The range of investments include the following:

A. Timber
B. Oil and Gas
C. Coal
D. Natural Gas
E. Infrastructure
F. Hotel and Resort
G. Development real estate projects
H. Agriculture
I. Co-generation
J. Residential real estate
K. Private Equity and Venture Capital
L. Mezzanine Debt

These investments characteristically represent “business” income without the benefit of the variable insurance contract. The treasury regulations support these types of investments allowing for a period of time to meet the diversification requirements of IRC Sec 817(h). For non-real estate accounts, the regulations provide for a one-year period to meet the diversification requirements. Real estate accounts provide for a five-year start up period and a two-year liquidation period. Furthermore, the diversification regulations provide that an account that was diversified will remain diversified but for appreciation or depreciation in a particular holding within the fund.

Tax Summary – The Insurance Company is technically and legally the Owner of the policy’s investment holdings. The Insurance Company regardless of the tax character of any income received is able to take a reserve’s deduction for its investment income under IRC Sec 807(b) regardless of the character of the income. The policyholder is not taxed on any of the income providing that the policy is tax qualified. In order for the PPLI contract to be tax-qualified it must meet the requirements of state insurance law and the Internal Revenue Code – IRC Sec 7702 and IRC Sec 817(h). For the life insurance policy owner, the policy cash value will accrue tax-free. Investment income within the policy is tax-free. The policy death benefit is income tax- free. Policy loans may be taken from the policy on a tax-free basis. If the policy is owned by an Irrevocable Trust, the death benefit is also estate tax free.

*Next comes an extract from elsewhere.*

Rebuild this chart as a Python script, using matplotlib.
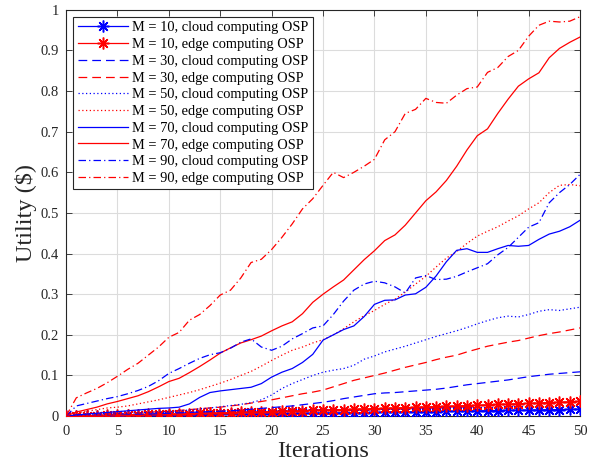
import matplotlib
matplotlib.use("Agg")
import matplotlib.pyplot as plt
import numpy as np

plt.rcParams['font.family'] = ['Liberation Serif', 'DejaVu Serif']
plt.rcParams['mathtext.fontset'] = 'stix'

iterations = list(range(0, 51))

m10_cloud = [0, 0.0003, 0.0005, 0.0008, 0.0010, 0.0013, 0.0016, 0.0018, 0.0021, 0.0024,
             0.0027, 0.0030, 0.0033, 0.0036, 0.0039, 0.0042, 0.0045, 0.0048, 0.0051, 0.0054,
             0.0057, 0.0060, 0.0064, 0.0067, 0.0070, 0.0074, 0.0077, 0.0081, 0.0084, 0.0088,
             0.0091, 0.0095, 0.0098, 0.0102, 0.0106, 0.0110, 0.0113, 0.0117, 0.0121, 0.0125,
             0.0129, 0.0133, 0.0137, 0.0141, 0.0145, 0.0149, 0.0153, 0.0158, 0.0162, 0.0166,
             0.0170]
m10_edge = [0, 0.0005, 0.0010, 0.0014, 0.0019, 0.0024, 0.0029, 0.0034, 0.0040, 0.0045,
            0.0051, 0.0056, 0.0062, 0.0068, 0.0074, 0.0080, 0.0086, 0.0092, 0.0099, 0.0105,
            0.0112, 0.0119, 0.0126, 0.0133, 0.0140, 0.0147, 0.0154, 0.0162, 0.0169, 0.0177,
            0.0185, 0.0192, 0.0200, 0.0208, 0.0217, 0.0225, 0.0233, 0.0242, 0.0250, 0.0259,
            0.0268, 0.0277, 0.0286, 0.0295, 0.0304, 0.0314, 0.0323, 0.0333, 0.0343, 0.0353,
            0.0363]
m30_cloud = [0, 0.001, 0.002, 0.003, 0.003, 0.004, 0.004, 0.005, 0.005, 0.006,
             0.007, 0.008, 0.009, 0.010, 0.011, 0.012, 0.013, 0.015, 0.017, 0.019,
             0.021, 0.023, 0.025, 0.028, 0.031, 0.034, 0.038, 0.043, 0.047, 0.051,
             0.055, 0.057, 0.058, 0.060, 0.062, 0.064, 0.066, 0.069, 0.073, 0.077,
             0.080, 0.083, 0.086, 0.089, 0.093, 0.097, 0.100, 0.103, 0.105, 0.107,
             0.109]
m30_edge = [0, 0.001, 0.002, 0.003, 0.004, 0.005, 0.006, 0.008, 0.009, 0.011,
            0.012, 0.014, 0.016, 0.018, 0.020, 0.022, 0.025, 0.028, 0.032, 0.036,
            0.040, 0.045, 0.050, 0.055, 0.059, 0.064, 0.072, 0.080, 0.088, 0.094,
            0.100, 0.106, 0.113, 0.120, 0.126, 0.132, 0.139, 0.145, 0.150, 0.158,
            0.165, 0.172, 0.177, 0.182, 0.186, 0.192, 0.198, 0.203, 0.207, 0.212,
            0.217]
m50_cloud = [0, 0.002, 0.003, 0.004, 0.005, 0.006, 0.007, 0.008, 0.009, 0.010,
             0.011, 0.013, 0.015, 0.018, 0.020, 0.023, 0.026, 0.029, 0.033, 0.040,
             0.052, 0.068, 0.080, 0.090, 0.100, 0.108, 0.113, 0.117, 0.125, 0.140,
             0.148, 0.158, 0.165, 0.172, 0.180, 0.188, 0.196, 0.203, 0.210, 0.218,
             0.227, 0.235, 0.242, 0.246, 0.244, 0.250, 0.258, 0.262, 0.260, 0.264,
             0.268]
m50_edge = [0, 0.008, 0.012, 0.016, 0.020, 0.022, 0.025, 0.030, 0.035, 0.040,
            0.046, 0.052, 0.058, 0.065, 0.073, 0.081, 0.090, 0.100, 0.110, 0.123,
            0.137, 0.150, 0.162, 0.170, 0.180, 0.188, 0.200, 0.215, 0.232, 0.247,
            0.260, 0.275, 0.288, 0.305, 0.325, 0.344, 0.367, 0.389, 0.405, 0.425,
            0.443, 0.455, 0.466, 0.480, 0.493, 0.510, 0.525, 0.550, 0.568, 0.570,
            0.567]
m70_cloud = [0, 0.003, 0.005, 0.007, 0.009, 0.011, 0.013, 0.015, 0.017, 0.019,
             0.020, 0.022, 0.030, 0.046, 0.058, 0.062, 0.065, 0.068, 0.071, 0.080,
             0.096, 0.108, 0.117, 0.132, 0.152, 0.187, 0.200, 0.213, 0.222, 0.245,
             0.275, 0.285, 0.286, 0.298, 0.301, 0.317, 0.345, 0.380, 0.408, 0.412,
             0.403, 0.403, 0.412, 0.420, 0.418, 0.420, 0.435, 0.448, 0.455, 0.466,
             0.482]
m70_edge = [0, 0.010, 0.016, 0.022, 0.030, 0.036, 0.043, 0.050, 0.060, 0.072,
            0.085, 0.093, 0.107, 0.122, 0.138, 0.155, 0.168, 0.180, 0.188, 0.197,
            0.210, 0.222, 0.232, 0.252, 0.280, 0.300, 0.318, 0.335, 0.360, 0.385,
            0.407, 0.432, 0.446, 0.470, 0.500, 0.530, 0.552, 0.580, 0.615, 0.655,
            0.690, 0.707, 0.745, 0.780, 0.812, 0.830, 0.845, 0.882, 0.905, 0.920,
            0.933]
m90_cloud = [0, 0.025, 0.031, 0.037, 0.043, 0.048, 0.055, 0.063, 0.073, 0.087,
             0.105, 0.117, 0.130, 0.142, 0.151, 0.156, 0.167, 0.182, 0.190, 0.170,
             0.162, 0.172, 0.190, 0.203, 0.217, 0.222, 0.250, 0.283, 0.310, 0.325,
             0.332, 0.328, 0.318, 0.303, 0.340, 0.346, 0.336, 0.337, 0.344, 0.355,
             0.365, 0.375, 0.397, 0.415, 0.440, 0.465, 0.476, 0.525, 0.550, 0.570,
             0.595]
m90_edge = [0, 0.045, 0.057, 0.068, 0.082, 0.098, 0.115, 0.130, 0.150, 0.170,
            0.194, 0.206, 0.236, 0.250, 0.272, 0.298, 0.310, 0.340, 0.378, 0.386,
            0.410, 0.440, 0.473, 0.510, 0.535, 0.568, 0.600, 0.587, 0.600, 0.615,
            0.632, 0.680, 0.700, 0.745, 0.755, 0.782, 0.772, 0.770, 0.790, 0.806,
            0.810, 0.846, 0.858, 0.885, 0.900, 0.935, 0.962, 0.972, 0.970, 0.972,
            0.983]

labels = ["M = 10, cloud computing OSP", "M = 10, edge computing OSP",
          "M = 30, cloud computing OSP", "M = 30, edge computing OSP",
          "M = 50, cloud computing OSP", "M = 50, edge computing OSP",
          "M = 70, cloud computing OSP", "M = 70, edge computing OSP",
          "M = 90, cloud computing OSP", "M = 90, edge computing OSP"]

x_ticks = list(range(0, 51, 5))
y_ticks = [0, 0.1, 0.2, 0.3, 0.4, 0.5, 0.6, 0.7, 0.8, 0.9, 1]
y_tick_labels = ["0", "0.1", "0.2", "0.3", "0.4", "0.5", "0.6", "0.7", "0.8", "0.9", "1"]

fig = plt.figure(figsize=(5.97, 4.67), dpi=100)
ax = fig.add_axes([0.1106, 0.109, 0.861, 0.870])

blue = (0, 0, 1)
red = (1, 0, 0)
lw = 0.9
asterisk = (8, 2, 0)
series = [
    (m10_cloud, blue, '-', asterisk), (m10_edge, red, '-', asterisk),
    (m30_cloud, blue, (0, (7, 4)), None), (m30_edge, red, (0, (7, 4)), None),
    (m50_cloud, blue, (0, (1, 2)), None), (m50_edge, red, (0, (1, 2)), None),
    (m70_cloud, blue, '-', None), (m70_edge, red, '-', None),
    (m90_cloud, blue, (0, (6, 2.5, 1, 2.5)), None), (m90_edge, red, (0, (6, 2.5, 1, 2.5)), None),
]
for (vals, col, ls, mk), lab in zip(series, labels):
    if mk:
        ax.plot(iterations, vals, color=col, linestyle=ls, linewidth=lw, marker=mk,
                markersize=8.5, markeredgewidth=1.1, label=lab, zorder=3)
    else:
        ax.plot(iterations, vals, color=col, linestyle=ls, linewidth=lw, label=lab, zorder=3)

ax.set_xlim(0, 50)
ax.set_ylim(0, 1)
ax.set_xticks(x_ticks)
ax.set_yticks(y_ticks)
ax.set_yticklabels(y_tick_labels)
ax.tick_params(direction='in', top=True, right=True, labelsize=10.5, length=4, width=0.6,
               colors='#262626', pad=5)
ax.tick_params(axis='x', pad=6.5)
ax.grid(True, color='#dcdcdc', linewidth=0.8)
ax.set_axisbelow(True)
for s in ax.spines.values():
    s.set_linewidth(0.8)
    s.set_color('#262626')

ax.set_xlabel("Iterations", fontsize=17.5, color='#262626', labelpad=2)
ax.set_ylabel("Utility ($)", fontsize=17.5, color='#262626', labelpad=3)

leg = ax.legend(loc='upper left', fontsize=10.4, handlelength=3.5, fancybox=False,
                framealpha=1, edgecolor='#262626', borderpad=0.3, labelspacing=0.25,
                handletextpad=0.3, borderaxespad=0.5)
leg.get_frame().set_linewidth(0.8)

fig.savefig("out.png", dpi=100)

The treasury regulations do not limit and discuss a broad range of alternative investments. From a practical matter, a wide range of alternative investments has been owned within variable insurance contracts. The ownership of closely held stock, partnership interests or LLC membership interests in any type of business (apparel, retail, private equity, venture capital, etc.) does not change the tax treatment of the insurance tax laws in any manner. Upon transfer to the life insurance company, the insurance company will report this income and tax an offsetting deduction for a contribution to segregated policyholder accounts and policy reserves. The policyholder will be taxed under the insurance tax rules and not have any taxable income on the inside build-up of the cash value; policy loans will be income tax-free and the death benefit will be both income and estate tax free.